**Data for the task:**
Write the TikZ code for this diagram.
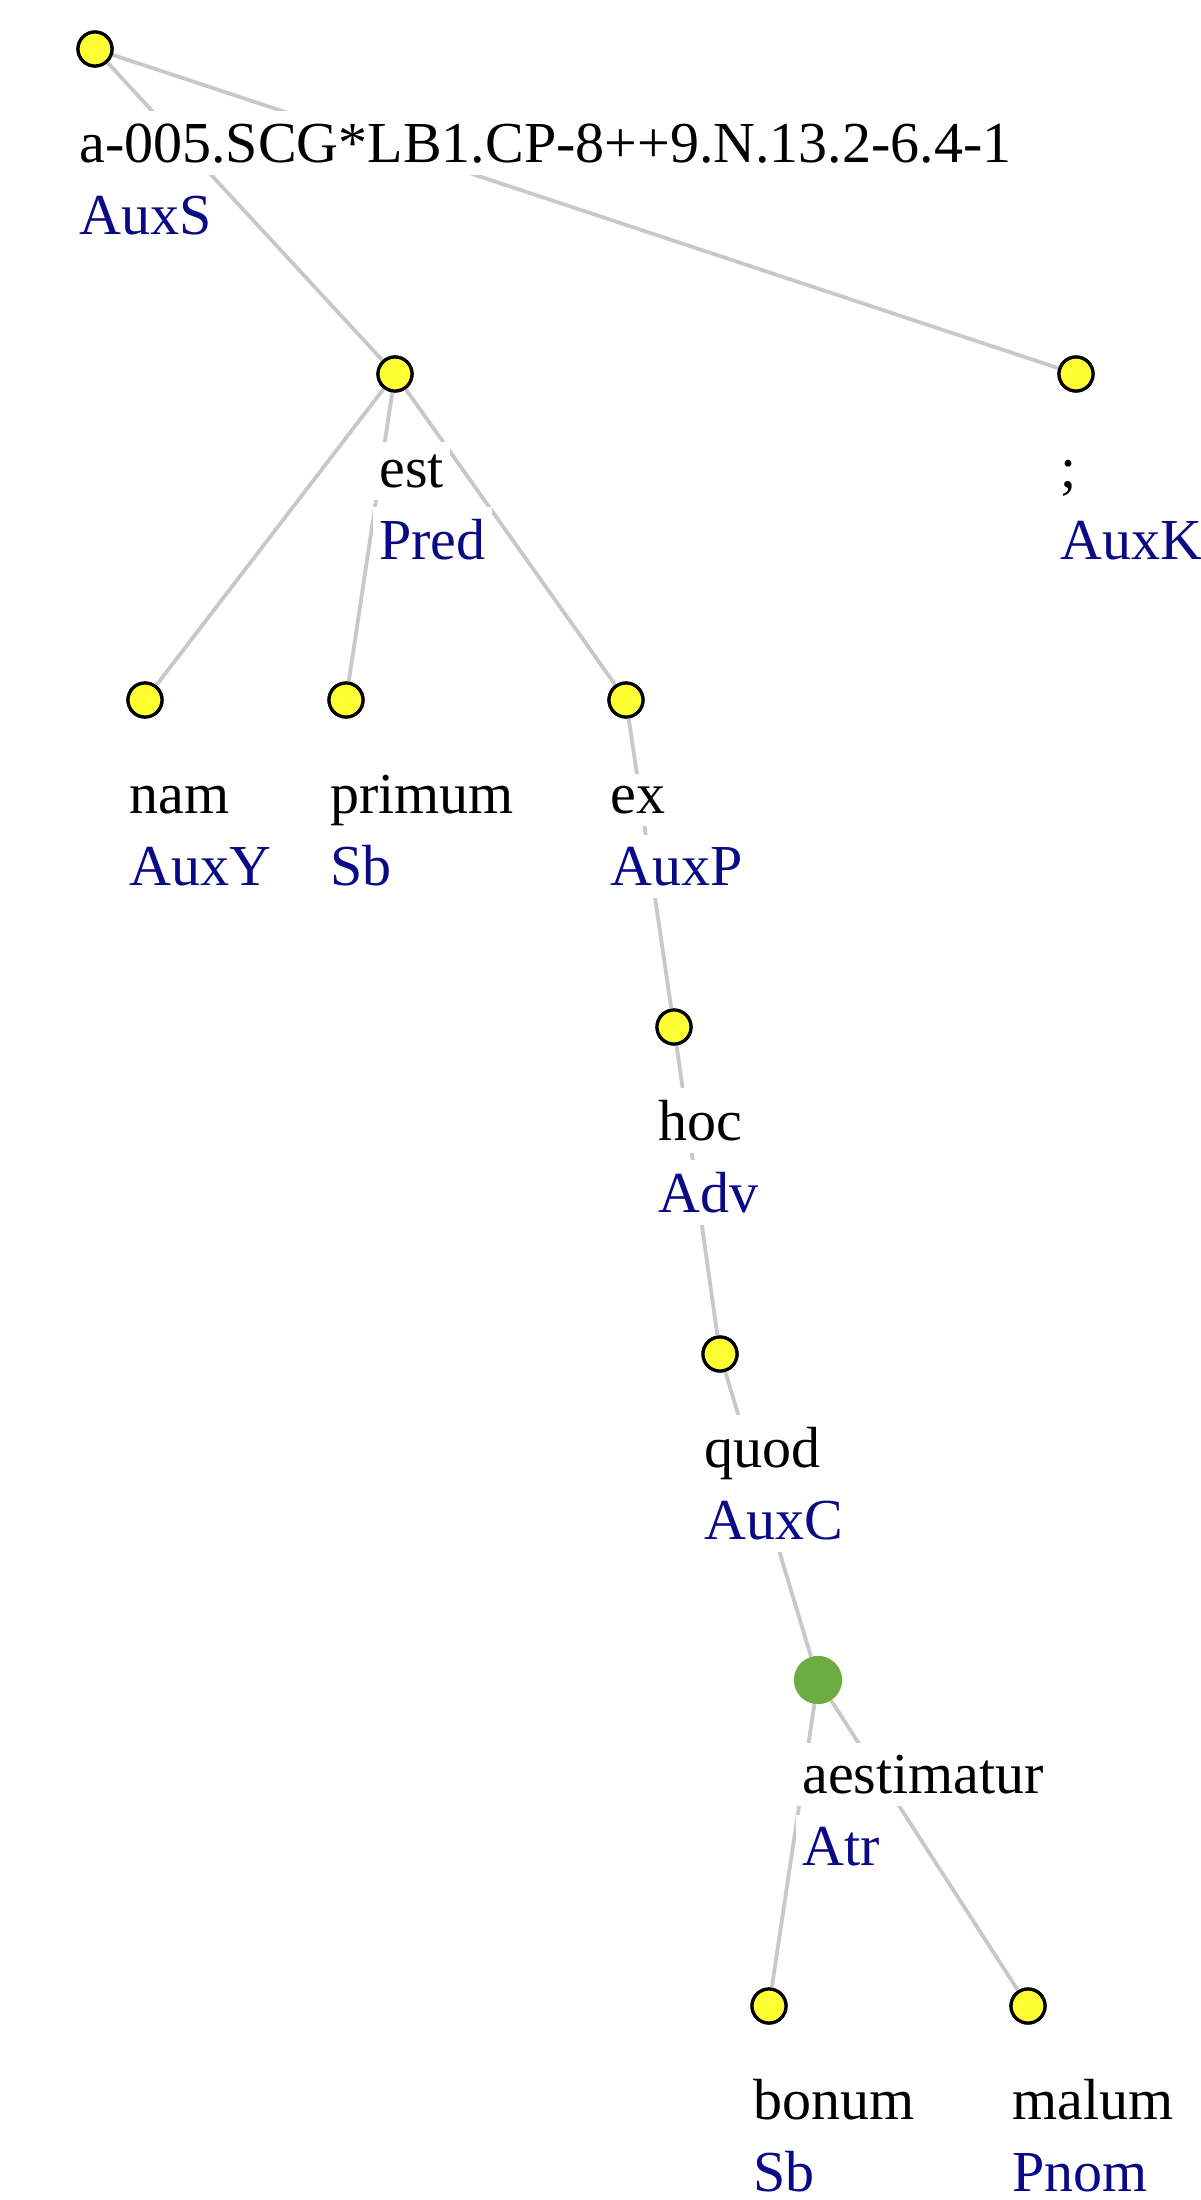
\documentclass[tikz,border=0pt]{standalone}
\usepackage{fontspec}
\setmainfont{Liberation Serif}
\definecolor{edgegray}{RGB}{200,200,200}
\definecolor{nodeyellow}{RGB}{255,255,51}
\definecolor{nodegreen}{RGB}{108,172,64}
\definecolor{tagblue}{RGB}{10,10,135}
\tikzset{
  tok/.style={circle,draw=black,line width=1.6pt,fill=nodeyellow,minimum size=17pt,inner sep=0pt},
  gtok/.style={circle,fill=nodegreen,minimum size=24pt,inner sep=0pt},
  link/.style={draw=edgegray,line width=1.9pt},
  word/.style={anchor=base west,fill=white,inner xsep=3pt,inner ysep=6pt,text=black,font=\fontsize{29}{34}\selectfont},
  tag/.style={anchor=base west,fill=white,inner xsep=3pt,inner ysep=6pt,text=tagblue,font=\fontsize{29}{34}\selectfont}
}
\begin{document}
\begin{tikzpicture}[x=0.5pt,y=-0.5pt]
\useasboundingbox (0,0) rectangle (1200,2200);
% token nodes
\node[tok] (root) at (95,49) {};
\node[tok] (est) at (395,374) {};
\node[tok] (semi) at (1076,374) {};
\node[tok] (nam) at (145,700) {};
\node[tok] (primum) at (346,700) {};
\node[tok] (ex) at (626,700) {};
\node[tok] (hoc) at (674,1027) {};
\node[tok] (quod) at (720,1354) {};
\node[gtok] (aest) at (818,1680) {};
\node[tok] (bonum) at (769,2006) {};
\node[tok] (malum) at (1028,2006) {};
% edges
\draw[link] (root) -- (est);
\draw[link] (root) -- (semi);
\draw[link] (est) -- (nam);
\draw[link] (est) -- (primum);
\draw[link] (est) -- (ex);
\draw[link] (ex) -- (hoc);
\draw[link] (hoc) -- (quod);
\draw[link] (quod) -- (aest);
\draw[link] (aest) -- (bonum);
\draw[link] (aest) -- (malum);
% labels
\node[word] (w0) at (73,162) {a-005.SCG*LB1.CP-8++9.N.13.2-6.4-1};
\node[tag] (t0) at (73,234) {AuxS};
\node[word] (w1) at (373,487) {est};
\node[tag] (t1) at (373,559) {Pred};
\node[word] (w2) at (1054,487) {;};
\node[tag] (t2) at (1054,559) {AuxK};
\node[word] (w3) at (123,813) {nam};
\node[tag] (t3) at (123,885) {AuxY};
\node[word] (w4) at (324,813) {primum};
\node[tag] (t4) at (324,885) {Sb};
\node[word] (w5) at (604,813) {ex};
\node[tag] (t5) at (604,885) {AuxP};
\node[word] (w6) at (652,1140) {hoc};
\node[tag] (t6) at (652,1212) {Adv};
\node[word] (w7) at (698,1467) {quod};
\node[tag] (t7) at (698,1539) {AuxC};
\node[word] (w8) at (796,1793) {aestimatur};
\node[tag] (t8) at (796,1865) {Atr};
\node[word] (w9) at (747,2119) {bonum};
\node[tag] (t9) at (747,2191) {Sb};
\node[word] (w10) at (1006,2119) {malum};
\node[tag] (t10) at (1006,2191) {Pnom};
% redraw token circles on top
\node[tok] at (root) {};
\node[tok] at (est) {};
\node[tok] at (semi) {};
\node[tok] at (nam) {};
\node[tok] at (primum) {};
\node[tok] at (ex) {};
\node[tok] at (hoc) {};
\node[tok] at (quod) {};
\node[gtok] at (aest) {};
\node[tok] at (bonum) {};
\node[tok] at (malum) {};
\end{tikzpicture}
\end{document}
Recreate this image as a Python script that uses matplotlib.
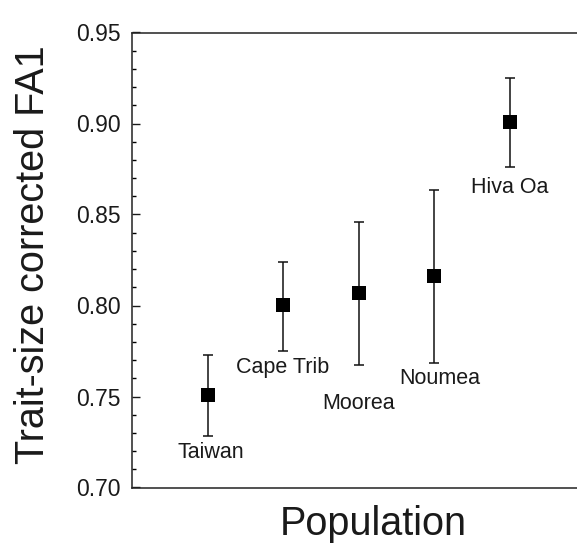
import matplotlib
matplotlib.use("Agg")
import matplotlib.pyplot as plt
from matplotlib.ticker import MultipleLocator, FormatStrFormatter

populations = ["Taiwan", "Cape Trib", "Moorea", "Noumea", "Hiva Oa"]
means = [0.7508, 0.8001, 0.8067, 0.8162, 0.9010]
upper = [0.7728, 0.8241, 0.8457, 0.8636, 0.9252]
lower = [0.7285, 0.7752, 0.7673, 0.7682, 0.8759]

# label offsets (pixels) relative to lower error-bar end
label_dx = [3, -1, 0, 5, 0]
label_dy = [-17, -17, -38, -15, -20]

plt.rcParams['font.family'] = ['Liberation Sans', 'DejaVu Sans']

W, H = 577, 544
fig = plt.figure(figsize=(W / 100, H / 100), dpi=100)
ax = fig.add_axes([132 / W, (H - 487.5) / H, (W - 132) / W, (487.5 - 32.5) / H])

xs = list(range(1, len(populations) + 1))
err_lo = [m - l for m, l in zip(means, lower)]
err_hi = [u - m for m, u in zip(means, upper)]
ax.errorbar(xs, means, yerr=[err_lo, err_hi], fmt='none',
            ecolor='#111111', elinewidth=1.1, capsize=3.5, capthick=1.1)
ax.plot(xs, means, 's', color='black', markersize=10, markeredgewidth=0,
        linestyle='none', zorder=3)

for x, lo, name, dx, dy in zip(xs, lower, populations, label_dx, label_dy):
    ax.annotate(name, xy=(x, lo), xytext=(dx, dy), textcoords='offset pixels',
                ha='center', va='center', fontsize=15.5, color='#1a1a1a')

ax.set_xlim(0, 5.885)
ax.set_ylim(0.70, 0.95)
ax.yaxis.set_major_locator(MultipleLocator(0.05))
ax.yaxis.set_minor_locator(MultipleLocator(0.01))
ax.yaxis.set_major_formatter(FormatStrFormatter('%.2f'))
ax.set_xticks([])
ax.tick_params(axis='y', which='major', direction='in', length=6, width=1.0,
               labelsize=16.5, pad=8, colors='#1a1a1a')
ax.tick_params(axis='y', which='minor', direction='in', length=3, width=1.0)
ax.spines['right'].set_visible(False)
for s in ['top', 'left', 'bottom']:
    ax.spines[s].set_linewidth(1.1)
    ax.spines[s].set_color('#222222')

fig.text(33 / W, 1 - 255 / H, "Trait-size corrected FA1", rotation=90,
         ha='center', va='center', fontsize=28.5, color='#1a1a1a')
fig.text(373 / W, 1 - 524 / H, "Population", ha='center', va='center',
         fontsize=28.5, color='#1a1a1a')

fig.savefig("out.png", dpi=100)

**Your goal:** Go through the data and gather every line that holds "this".

**Written response:**
Write the TikZ code for this diagram.
Recreate this image as a Python script that uses matplotlib.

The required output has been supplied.